By virtue of holding his position on city council, Caldwell also served on the Mercier–Hochelaga-Maisonneuve borough council.

==Early life and private career==
Caldwell was raised in Sainte-Edwidge-de-Clifton, a small community in Quebec's Estrie region. When he was first inaugurated as a Montreal city councillor in 2013, he was quoted as saying, "I grew up in a village where there was a strong tradition of democracy, so for me this is a very solemn ceremony." He moved to Montreal in 2001 and has certificates in cinematography and economics from the Université du Québec à Montréal (UQAM).

==Political career==
Caldwell first sought election to city council in the 2005 municipal election, when he ran for borough mayor of Mercier–Hochelaga-Maisonneuve and placed third against Vision Montreal candidate Lyn Thériault Faust. He later ran for the Hochelaga city council seat in the 2009 election and finished second against Vision candidate Laurent Blanchard. Over the next four years, he attended borough council meetings on a regular basis and, as a citizen, proposed a number of policy initiatives.

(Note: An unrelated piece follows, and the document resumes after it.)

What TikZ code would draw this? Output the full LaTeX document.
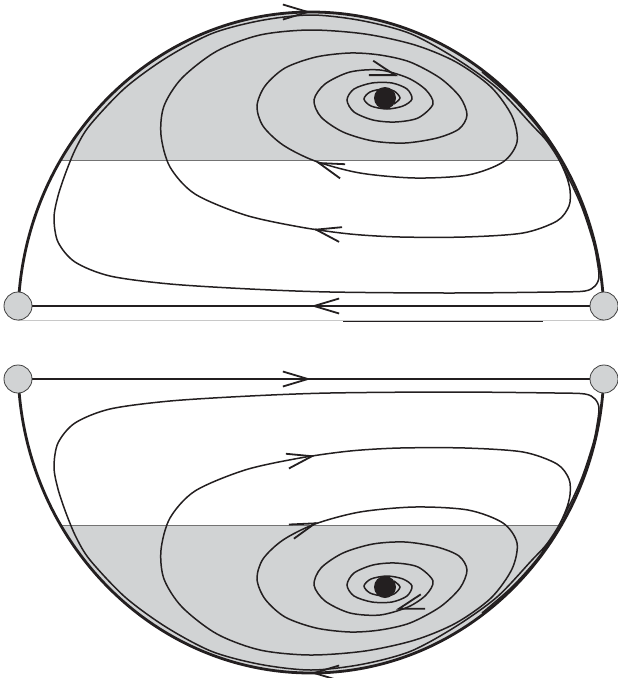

===Montreal city councillor===
Caldwell was elected to council on his third attempt, defeating Blanchard (who was by this time serving as Montreal's interim mayor) for the Hochelaga seat in the 2013 election. Project Montréal became the official opposition on city council after the election, and Caldwell was chosen in early 2014 as his party's critic for citizen services and Space for Life. He was also appointed to Montreal's Commission sur le schéma d'aménagement et de développement de Montréal (Commission on the Land Use and Development Plan) in the same year.

In June 2015, Caldwell was appointed as a Project Montréal representative on the Commission sur le développement économique et urbain et l'habitation (Commission on Economic and Urban Development and Housing). He initially received this position on an interim basis, filling in for Peter McQueen, who was then seeking election to the House of Commons of Canada. Ultimately, however, he served on the committee until the 2017 election.

During his first term on council, Caldwell fought for the Montreal Botanical Gardens to revert to its previous policy of allowing free access outside of operating hours, promoted self-service carsharing in Mercier–Hochelaga-Maisonneuve, took part in the preparation of the borough's éco-quartier environmental plan, and sought to protect natural areas in Pierrefonds-Ouest against a proposed housing development scheme. In July 2016, Caldwell and borough mayor Réal Ménard (who were not generally political allies) announced the creation of a new public space in the borough called Le patio culturel.

Caldwell was elected to a second term on council in the 2017 municipal election, which was won by Projet Montréal. Following the election, new mayor Valérie Plante appointed Caldwell to her executive committee with responsibility for urban planning, transit, and Montreal's office of public consultation.

==Electoral record==

v; t; e; 2017 Montreal municipal election: Councillor, Hochelaga
| Party | Candidate | Votes | % | ±% |
|  | Projet Montréal | Éric Alan Caldwell (incumbent) | 7,326 | 71.49 | +36.31 |
|  | Équipe Denis Coderre | Jean-François Beaupre | 2,922 | 28.51 | +15.67 |
| Total valid votes |  |  | 10,248 | 100 |  |
| Total rejected ballots |  |  | 266 |  |  |
| Turnout |  |  | 10,514 | 43.06 |  |
| Electors on the lists |  |  | 24,419 |  |  |
Source: Election results, 2017, City of Montreal.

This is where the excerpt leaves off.